Me: All the kids in the apartment building believed this?

E: I don’t know about all of the kids, but my siblings and I certainly did. Our oldest brother told us that Ozok lived in the dumbwaiter and the basement and haunted the building. He took me down to the basement one time during the day and showed me an axe leaned up against the wall as proof. I don’t think I slept for a week after that! My parents allowed us to believe it and even told us when we were being too rambunctious at night that we better get to sleep before Ozok came down our hall. I had these wild visions of what he looked like. My younger siblings and I would talk about it. We thought he looked like something out of that movie, the old vampire one…

Me: Nosferatu?

E: Yes!

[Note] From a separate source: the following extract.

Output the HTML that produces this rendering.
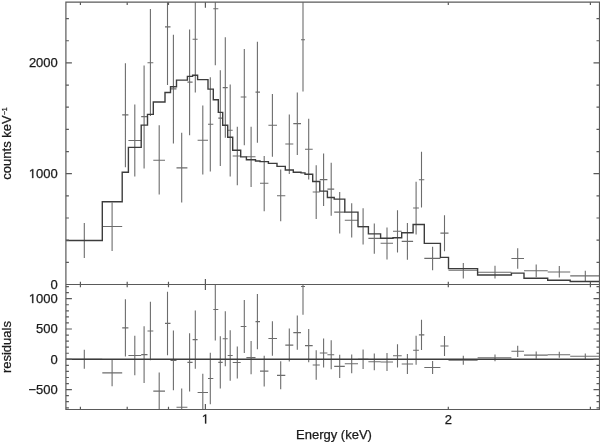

I conjured up some image of the vampire from Nosferatu in my head. That movie was the scariest thing I had ever seen as a little kid, and I thought there was a crazed vampire living in my own apartment building!

Thoughts:

The tale of some deformed creature haunting a residency is a legend as old as time. It is a theme well known to all, and it naturally takes on its own variations as people author their own variations of ghost stories and hauntings. In this case, the informant’s older brother authored a variation of a crazed man, Ozok, who haunted the halls of the informant’s apartment building. Children, as my informant was at the time, are particularly susceptible to the tales intent on scaring. The informant’s older brother applied much of a classic ghost tale’s motifs to Ozok and their environment. He pointed to the axe as evidence of Ozok’s existence, and claimed that Ozok inhabited the abandoned dumbwaiter and basement, just as a ghost or creature of the night might live in the attic of a haunted house. Folk beliefs regarding ghosts have existed for centuries. The legend of Ozok living in an abandoned dumbwaiter and basement was simply a new variation of an age-old legend.